The North East Link State Tolling Corporation, a public agency established to finance, operate and collect tolls on the road, which is expected to open in 2028, has incurred $3.9 billion in debt since March 2021. It also paid $145.3 million in interest during the last financial year.
A ministerial brief from June 2023, obtained by the state opposition under freedom of information and provided to The Australian Financial Review, shows Treasurer Tim Pallas approved raising the agency’s borrowing limit from $644.3 million to $2.35 billion.
Treasury justified the increase by saying “the future toll revenue stream will be sufficient to repay the debt that is capitalised during the North East Link construction phase”.
Independent infrastructure expert Marion Terrill said the project, which was forecast to return $1.30 for every $1 spent when it was originally budgeted for $16 billion in 2018, would struggle to stack at a blown-out cost of $26 billion.
“Six years ago there wasn’t a strong business case. The benefits were expected to very modestly exceed the costs. Now that they’ve blown out so dramatically, it’s hard to see how that can be true,” Ms Terrill said.
“In other words, building this road destroys value.”
The former Grattan Institute transport and cities program director also said the government’s plan for drivers to pay back rapidly escalating capital costs on the project with potentially higher toll fees would damage its social utility.
This comes as household income in Victoria has fallen behind Tasmania for the first time, according to an extensive audit of the state’s finances by economist Saul Eslake.
“Pushing extra cost onto drivers has a perverse effect on the ultimate point of the road, which is for people to use it,” Ms Terrill said.
“In Sydney, having excessively high tolls, and too many of them, has proven a real political headache. There’s been a number of short-term toll relief measures to deal with excessive tolls without an overall strategy for movement in the city.”
The North East Link has been presented as the “missing link” between the eastern end of Melbourne’s M80 Ring Road in the northern suburb of Greensborough and the Eastern Freeway-Bulleen Road intersection.

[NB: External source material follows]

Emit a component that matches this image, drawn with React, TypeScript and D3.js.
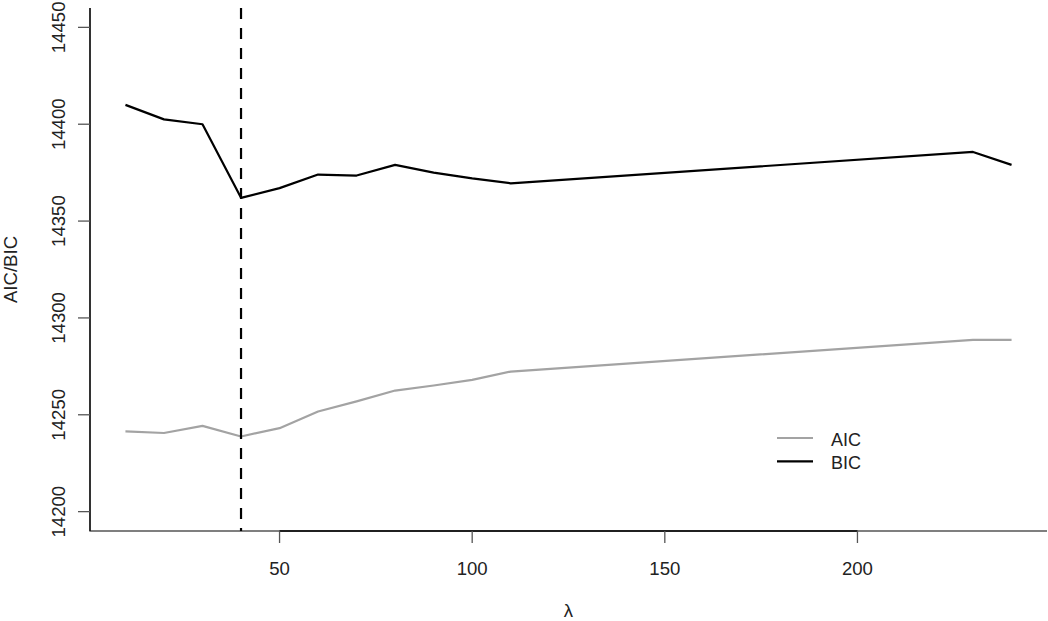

Annual reports also showed that the tolling corporation employed 23 staff members earning on average $244,000 a year, including 4.37 full-time equivalent executives who pocketed an average of $352,000 each.
Victorian Premier Jacinta Allan has said the link would take 15,000 trucks a day off local roads, save 35 minutes in travel time from the east to the outer north, and create 12,000 jobs, as well as supporting a “productive economy”.

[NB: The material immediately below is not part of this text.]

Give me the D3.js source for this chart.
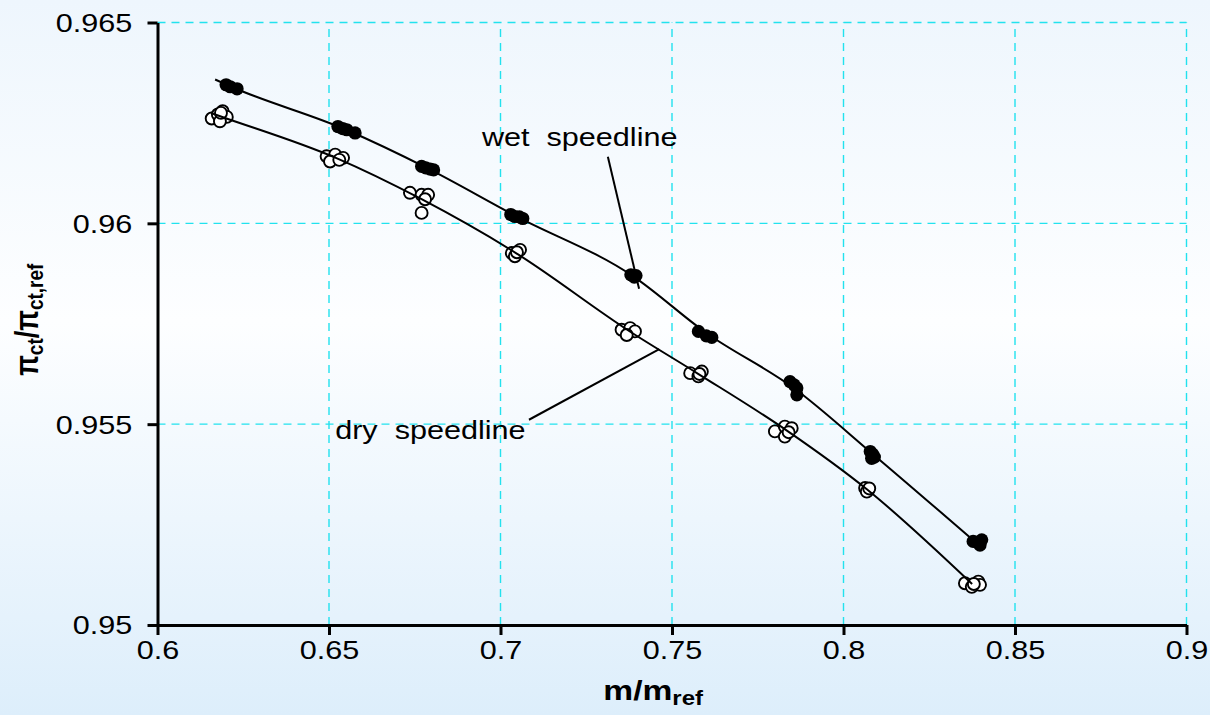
<!DOCTYPE html>
<html>
<head>
<meta charset="utf-8">
<script src="https://cdn.jsdelivr.net/npm/d3@7"></script>
<style>
	html, body { margin: 0; padding: 0; }
	svg { display: block; }
	text { font-family: "Liberation Sans", Arial, sans-serif; fill: #000; }
</style>
</head>
<body>
<div id="chart"></div>
<script>
"use strict";

var wetX = [0.6200, 0.6212, 0.6232,
	0.6526, 0.6540, 0.6552, 0.6576,
	0.6770, 0.6782, 0.6795, 0.6805,
	0.7030, 0.7042, 0.7055, 0.7065,
	0.7380, 0.7390, 0.7395,
	0.7577, 0.7600, 0.7616,
	0.7844, 0.7856, 0.7864, 0.7864,
	0.8078, 0.8085, 0.8090, 0.8082,
	0.8378, 0.8398, 0.8403, 0.8392];
var wetY = [0.96345, 0.96340, 0.96335,
	0.96241, 0.96236, 0.96233, 0.96225,
	0.96142, 0.96138, 0.96135, 0.96133,
	0.96022, 0.96017, 0.96016, 0.96012,
	0.95872, 0.95866, 0.95870,
	0.95731, 0.95720, 0.95716,
	0.95606, 0.95598, 0.95590, 0.95573,
	0.95432, 0.95425, 0.95418, 0.95415,
	0.95208, 0.95199, 0.95212, 0.95205];

var dryX = [0.6158, 0.6176, 0.6190, 0.6202, 0.6182, 0.6185,
	0.6493, 0.6518, 0.6541, 0.6503, 0.6530,
	0.6736, 0.6770, 0.6789, 0.6770, 0.6780,
	0.7033, 0.7057, 0.7042, 0.7048,
	0.7353, 0.7378, 0.7392, 0.7368,
	0.7553, 0.7577, 0.7587, 0.7580,
	0.7800, 0.7829, 0.7849, 0.7829, 0.7840,
	0.8063, 0.8072, 0.8068, 0.8075,
	0.8354, 0.8374, 0.8393, 0.8398, 0.8380];
var dryY = [0.96261, 0.96271, 0.96279, 0.96265, 0.96254, 0.96275,
	0.96167, 0.96171, 0.96163, 0.96154, 0.96158,
	0.96076, 0.96071, 0.96071, 0.96026, 0.96060,
	0.95926, 0.95934, 0.95918, 0.95928,
	0.95735, 0.95739, 0.95731, 0.95722,
	0.95627, 0.95619, 0.95631, 0.95625,
	0.95482, 0.95494, 0.95490, 0.95469, 0.95480,
	0.95341, 0.95336, 0.95332, 0.95340,
	0.95104, 0.95095, 0.95108, 0.95100, 0.95102];

// speedline curves (fit drawn through the clusters)
var wetLineX = [0.6168, 0.6215, 0.6550, 0.6785, 0.7045, 0.7387, 0.7600, 0.7855, 0.8085, 0.8385];
var wetLineY = [0.96358, 0.96340, 0.96233, 0.96138, 0.96018, 0.95868, 0.95727, 0.95590, 0.95426, 0.95206];
var dryLineX = [0.6158, 0.6195, 0.6520, 0.6770, 0.7045, 0.7375, 0.7575, 0.7835, 0.8068, 0.8375];
var dryLineY = [0.96274, 0.96263, 0.96163, 0.96060, 0.95926, 0.95732, 0.95626, 0.95484, 0.95338, 0.95102];

var xTicks = [0.6, 0.65, 0.7, 0.75, 0.8, 0.85, 0.9];
var yTicks = [0.95, 0.955, 0.96, 0.965];

// annotation labels and their leader lines, in data units
var labelText = ["wet  speedline", "dry  speedline"];
var labelX = [0.7516, 0.6518];
var labelY = [0.96193, 0.95463];
var labelAnchor = ["end", "start"];
var leaderX1 = [0.7313, 0.7083];
var leaderY1 = [0.96166, 0.95511];
var leaderX2 = [0.7404, 0.7463];
var leaderY2 = [0.95837, 0.95687];

var width = 1210, height = 715;
var margin = {left: 157.5, right: 23.5, top: 22.5, bottom: 90};
var stretch = "scale(1.2,1)";

var svg = d3.select("#chart").append("svg")
	.attr("width", width)
	.attr("height", height);

var grad = svg.append("defs").append("linearGradient")
	.attr("id", "bg")
	.attr("x1", 0).attr("y1", 0)
	.attr("x2", 0).attr("y2", 1);
grad.append("stop").attr("offset", "0%").attr("stop-color", "#eef6fd");
grad.append("stop").attr("offset", "45%").attr("stop-color", "#fdfeff");
grad.append("stop").attr("offset", "100%").attr("stop-color", "#ddeefb");

svg.append("rect")
	.attr("width", width)
	.attr("height", height)
	.attr("fill", "url(#bg)");

var x = d3.scaleLinear().domain([0.6, 0.9]).range([margin.left, width - margin.right]);
var y = d3.scaleLinear().domain([0.95, 0.965]).range([height - margin.bottom, margin.top]);

// dashed cyan grid
var grid = svg.append("g");
grid.selectAll("line.vx")
	.data(xTicks.slice(1))
	.enter().append("line")
	.attr("x1", function(d) { return x(d); })
	.attr("x2", function(d) { return x(d); })
	.attr("y1", y(0.95))
	.attr("y2", y(0.965));
grid.selectAll("line.hy")
	.data(yTicks.slice(1))
	.enter().append("line")
	.attr("x1", x(0.6))
	.attr("x2", x(0.9))
	.attr("y1", function(d) { return y(d); })
	.attr("y2", function(d) { return y(d); });
grid.selectAll("line")
	.attr("stroke", "#22e2ee")
	.attr("stroke-width", 1.4)
	.attr("stroke-dasharray", "8,6");

// axes
var xAxis = svg.append("g")
	.attr("transform", "translate(0," + y(0.95) + ")")
	.call(d3.axisBottom(x).tickValues(xTicks).tickSize(10).tickSizeOuter(0)
		.tickFormat(function(d) { return String(+d.toFixed(2)); }));
var yAxis = svg.append("g")
	.attr("transform", "translate(" + x(0.6) + ",0)")
	.call(d3.axisLeft(y).tickValues(yTicks).tickSize(10).tickSizeOuter(0)
		.tickFormat(function(d) { return String(+d.toFixed(3)); }));

[xAxis, yAxis].forEach(function(ax) {
	ax.select(".domain").attr("stroke", "#000").attr("stroke-width", 3);
	ax.selectAll(".tick line").attr("stroke", "#000").attr("stroke-width", 3);
	ax.selectAll(".tick text")
		.style("font-family", "'Liberation Sans', Arial, sans-serif")
		.attr("font-size", 25.5)
		.attr("fill", "#000")
		.attr("transform", stretch);
});
xAxis.selectAll(".tick text").attr("y", 34).attr("dy", 0);
yAxis.selectAll(".tick text").attr("x", -21).attr("dy", "0.35em");

// speedline curves
var line = d3.line()
	.x(function(d) { return x(d[0]); })
	.y(function(d) { return y(d[1]); })
	.curve(d3.curveMonotoneX);

// open markers, dry
svg.append("g").selectAll("circle")
	.data(d3.zip(dryX, dryY))
	.enter().append("circle")
	.attr("cx", function(d) { return x(d[0]); })
	.attr("cy", function(d) { return y(d[1]); })
	.attr("r", 6)
	.attr("fill", "#fff")
	.attr("stroke", "#000")
	.attr("stroke-width", 1.9);

// filled markers, wet
svg.append("g").selectAll("circle")
	.data(d3.zip(wetX, wetY))
	.enter().append("circle")
	.attr("cx", function(d) { return x(d[0]); })
	.attr("cy", function(d) { return y(d[1]); })
	.attr("r", 6.6)
	.attr("fill", "#000");

svg.append("path")
	.datum(d3.zip(wetLineX, wetLineY))
	.attr("d", line)
	.attr("fill", "none")
	.attr("stroke", "#000")
	.attr("stroke-width", 2);
svg.append("path")
	.datum(d3.zip(dryLineX, dryLineY))
	.attr("d", line)
	.attr("fill", "none")
	.attr("stroke", "#000")
	.attr("stroke-width", 2);

// annotations
labelText.forEach(function(t, i) {
	svg.append("line")
		.attr("x1", x(leaderX1[i])).attr("y1", y(leaderY1[i]))
		.attr("x2", x(leaderX2[i])).attr("y2", y(leaderY2[i]))
		.attr("stroke", "#000")
		.attr("stroke-width", 2);
	svg.append("text")
		.attr("transform", "translate(" + x(labelX[i]) + "," + y(labelY[i]) + ") " + stretch)
		.attr("text-anchor", labelAnchor[i])
		.attr("font-size", 25.5)
		.style("white-space", "pre")
		.text(t);
});

// axis titles
var xTitle = svg.append("text")
	.attr("transform", "translate(" + x(0.7445) + ",700) " + stretch)
	.attr("text-anchor", "middle")
	.attr("font-size", 28)
	.attr("font-weight", "bold");
xTitle.append("tspan").text("m/m");
xTitle.append("tspan").attr("font-size", 20).attr("dy", 5).text("ref");

var yTitle = svg.append("text")
	.attr("transform", "translate(38," + y(0.9576) + ") " + stretch + " rotate(-90)")
	.attr("text-anchor", "middle")
	.attr("font-size", 27)
	.attr("font-weight", "bold");
yTitle.append("tspan").text("\u03c0");
yTitle.append("tspan").attr("font-size", 19).attr("dy", 4).text("ct");
yTitle.append("tspan").attr("dy", -4).text("/\u03c0");
yTitle.append("tspan").attr("font-size", 19).attr("dy", 4).text("ct,ref");
</script>
</body>
</html>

“We set up the first-ever Victorian state-owned tolling corporation to help build transformational road projects like the North East Link – which will cut travel times and get trucks off local roads,” a state government spokesman said on Monday.
“The majority of road projects of this scale in Australia are delivered with partners like Transurban. Using a state-owned toll road operator for North East Link means Victorians get a better deal, while the toll road market becomes more competitive.”
David Hayward, emeritus professor of public policy at RMIT University, said toll roads were basically “a licence to print money” and he was confident the debts would be recouped, but drivers were right to feel dudded by the blowouts.
“When the government decided to get private companies to build infrastructure, the argument was that it would lead to efficiencies, and they’d stop getting blowouts, but that obviously hasn’t happened,” he said.
“It’s easy money for private companies, and it gets footed by the public purse. At the end of the day – there’s a lack of discipline around spending.”
Institute of Public Affairs research fellow Lachlan Clark said the main problem with extending the borrowing capacity of the tolling corporation was that it exposed Victoria’s balance sheet right “at the moment it is most vulnerable”.
Transport experts this year blamed the North East Link’s $10 billion blowout on costly CFMEU disruptions, a failed tender process and expensive design decisions that pander to environmental and community groups.
The Albanese government in May committed an extra $3.2 billion of funding to the project – which is on track to become the most expensive road in Victoria’s history – increasing the federal funding to $5 billion. Opposition finance spokeswoman Jess Wilson said the project’s blowouts would leave motorists paying higher tolls for longer.